Repeat the material below word for word and leave out all pictures.

-- start Dataset section --

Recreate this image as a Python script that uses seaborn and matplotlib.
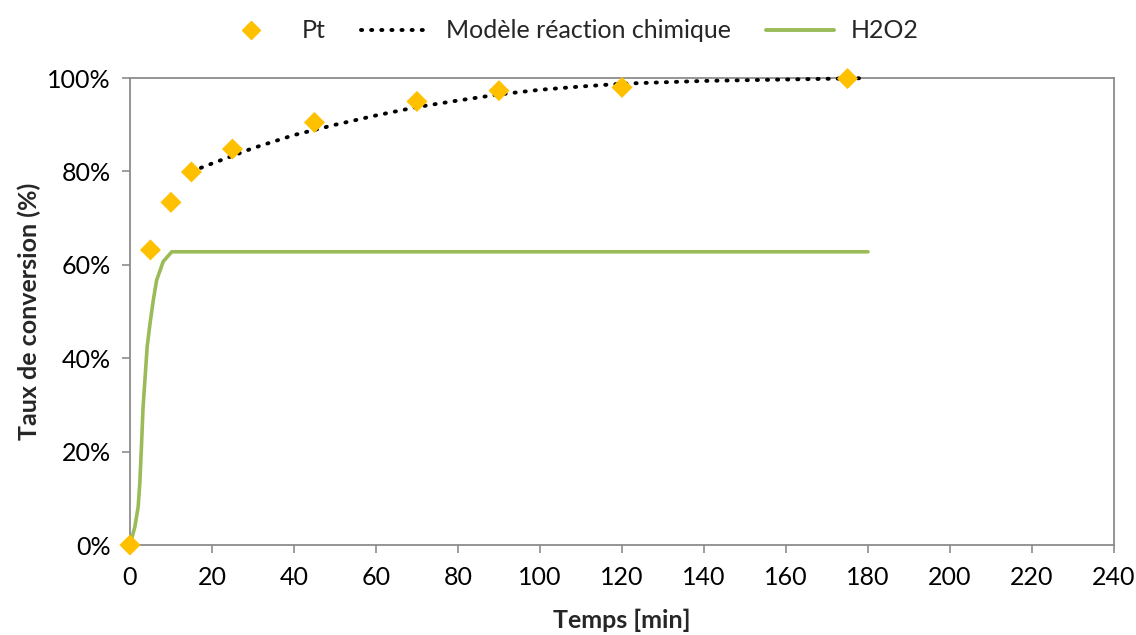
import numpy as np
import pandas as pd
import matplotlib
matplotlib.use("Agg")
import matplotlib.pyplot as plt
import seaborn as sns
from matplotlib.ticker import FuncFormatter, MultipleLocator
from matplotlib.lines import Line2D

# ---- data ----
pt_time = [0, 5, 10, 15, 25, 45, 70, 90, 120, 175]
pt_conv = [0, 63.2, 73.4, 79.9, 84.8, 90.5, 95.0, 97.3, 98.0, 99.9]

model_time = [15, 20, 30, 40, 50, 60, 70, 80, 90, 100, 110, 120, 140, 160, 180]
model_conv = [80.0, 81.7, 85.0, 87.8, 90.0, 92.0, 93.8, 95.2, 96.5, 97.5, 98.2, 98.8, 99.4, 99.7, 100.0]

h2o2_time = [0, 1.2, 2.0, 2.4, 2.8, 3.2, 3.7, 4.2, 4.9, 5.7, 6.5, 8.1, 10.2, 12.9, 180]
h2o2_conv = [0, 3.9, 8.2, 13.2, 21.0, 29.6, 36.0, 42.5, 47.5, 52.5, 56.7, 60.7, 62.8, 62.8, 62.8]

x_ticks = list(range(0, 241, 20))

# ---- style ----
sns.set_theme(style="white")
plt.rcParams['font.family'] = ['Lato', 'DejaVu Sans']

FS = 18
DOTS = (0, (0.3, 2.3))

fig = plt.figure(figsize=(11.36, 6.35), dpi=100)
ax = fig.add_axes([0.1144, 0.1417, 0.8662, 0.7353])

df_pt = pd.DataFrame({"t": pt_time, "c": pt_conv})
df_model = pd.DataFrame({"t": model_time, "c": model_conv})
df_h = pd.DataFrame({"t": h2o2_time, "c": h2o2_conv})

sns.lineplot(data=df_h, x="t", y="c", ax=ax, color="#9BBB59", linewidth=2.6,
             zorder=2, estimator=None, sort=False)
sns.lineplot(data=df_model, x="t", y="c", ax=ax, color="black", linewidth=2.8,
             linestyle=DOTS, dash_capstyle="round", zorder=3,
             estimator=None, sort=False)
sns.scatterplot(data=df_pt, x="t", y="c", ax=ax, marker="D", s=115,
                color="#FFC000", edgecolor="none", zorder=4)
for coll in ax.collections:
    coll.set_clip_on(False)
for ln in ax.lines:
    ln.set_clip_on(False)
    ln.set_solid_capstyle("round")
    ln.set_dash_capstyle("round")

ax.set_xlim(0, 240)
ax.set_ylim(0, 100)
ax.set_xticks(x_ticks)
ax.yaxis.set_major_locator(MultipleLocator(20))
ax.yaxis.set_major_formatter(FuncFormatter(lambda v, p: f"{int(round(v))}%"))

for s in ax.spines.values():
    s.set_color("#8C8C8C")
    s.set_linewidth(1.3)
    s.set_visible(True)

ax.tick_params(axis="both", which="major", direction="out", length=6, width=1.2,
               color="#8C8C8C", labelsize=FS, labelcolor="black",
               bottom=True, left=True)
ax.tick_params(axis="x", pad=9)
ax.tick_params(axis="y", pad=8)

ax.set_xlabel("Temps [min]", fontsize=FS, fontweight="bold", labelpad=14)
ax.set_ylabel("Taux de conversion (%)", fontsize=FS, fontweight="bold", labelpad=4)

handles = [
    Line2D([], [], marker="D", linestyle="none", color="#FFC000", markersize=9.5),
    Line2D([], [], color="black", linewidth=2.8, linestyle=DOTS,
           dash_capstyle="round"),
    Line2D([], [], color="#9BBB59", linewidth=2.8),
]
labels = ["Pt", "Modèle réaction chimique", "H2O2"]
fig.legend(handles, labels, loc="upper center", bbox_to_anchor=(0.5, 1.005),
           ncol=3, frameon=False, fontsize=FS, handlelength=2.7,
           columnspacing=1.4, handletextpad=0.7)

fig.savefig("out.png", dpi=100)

-- end Dataset section --

Exercise answer
Recreate this image as a Python script that uses seaborn and matplotlib.
import numpy as np
import pandas as pd
import matplotlib
matplotlib.use("Agg")
import matplotlib.pyplot as plt
import seaborn as sns
from matplotlib.ticker import FuncFormatter, MultipleLocator
from matplotlib.lines import Line2D

# ---- data ----
pt_time = [0, 5, 10, 15, 25, 45, 70, 90, 120, 175]
pt_conv = [0, 63.2, 73.4, 79.9, 84.8, 90.5, 95.0, 97.3, 98.0, 99.9]

model_time = [15, 20, 30, 40, 50, 60, 70, 80, 90, 100, 110, 120, 140, 160, 180]
model_conv = [80.0, 81.7, 85.0, 87.8, 90.0, 92.0, 93.8, 95.2, 96.5, 97.5, 98.2, 98.8, 99.4, 99.7, 100.0]

h2o2_time = [0, 1.2, 2.0, 2.4, 2.8, 3.2, 3.7, 4.2, 4.9, 5.7, 6.5, 8.1, 10.2, 12.9, 180]
h2o2_conv = [0, 3.9, 8.2, 13.2, 21.0, 29.6, 36.0, 42.5, 47.5, 52.5, 56.7, 60.7, 62.8, 62.8, 62.8]

x_ticks = list(range(0, 241, 20))

# ---- style ----
sns.set_theme(style="white")
plt.rcParams['font.family'] = ['Lato', 'DejaVu Sans']

FS = 18
DOTS = (0, (0.3, 2.3))

fig = plt.figure(figsize=(11.36, 6.35), dpi=100)
ax = fig.add_axes([0.1144, 0.1417, 0.8662, 0.7353])

df_pt = pd.DataFrame({"t": pt_time, "c": pt_conv})
df_model = pd.DataFrame({"t": model_time, "c": model_conv})
df_h = pd.DataFrame({"t": h2o2_time, "c": h2o2_conv})

sns.lineplot(data=df_h, x="t", y="c", ax=ax, color="#9BBB59", linewidth=2.6,
             zorder=2, estimator=None, sort=False)
sns.lineplot(data=df_model, x="t", y="c", ax=ax, color="black", linewidth=2.8,
             linestyle=DOTS, dash_capstyle="round", zorder=3,
             estimator=None, sort=False)
sns.scatterplot(data=df_pt, x="t", y="c", ax=ax, marker="D", s=115,
                color="#FFC000", edgecolor="none", zorder=4)
for coll in ax.collections:
    coll.set_clip_on(False)
for ln in ax.lines:
    ln.set_clip_on(False)
    ln.set_solid_capstyle("round")
    ln.set_dash_capstyle("round")

ax.set_xlim(0, 240)
ax.set_ylim(0, 100)
ax.set_xticks(x_ticks)
ax.yaxis.set_major_locator(MultipleLocator(20))
ax.yaxis.set_major_formatter(FuncFormatter(lambda v, p: f"{int(round(v))}%"))

for s in ax.spines.values():
    s.set_color("#8C8C8C")
    s.set_linewidth(1.3)
    s.set_visible(True)

ax.tick_params(axis="both", which="major", direction="out", length=6, width=1.2,
               color="#8C8C8C", labelsize=FS, labelcolor="black",
               bottom=True, left=True)
ax.tick_params(axis="x", pad=9)
ax.tick_params(axis="y", pad=8)

ax.set_xlabel("Temps [min]", fontsize=FS, fontweight="bold", labelpad=14)
ax.set_ylabel("Taux de conversion (%)", fontsize=FS, fontweight="bold", labelpad=4)

handles = [
    Line2D([], [], marker="D", linestyle="none", color="#FFC000", markersize=9.5),
    Line2D([], [], color="black", linewidth=2.8, linestyle=DOTS,
           dash_capstyle="round"),
    Line2D([], [], color="#9BBB59", linewidth=2.8),
]
labels = ["Pt", "Modèle réaction chimique", "H2O2"]
fig.legend(handles, labels, loc="upper center", bbox_to_anchor=(0.5, 1.005),
           ncol=3, frameon=False, fontsize=FS, handlelength=2.7,
           columnspacing=1.4, handletextpad=0.7)

fig.savefig("out.png", dpi=100)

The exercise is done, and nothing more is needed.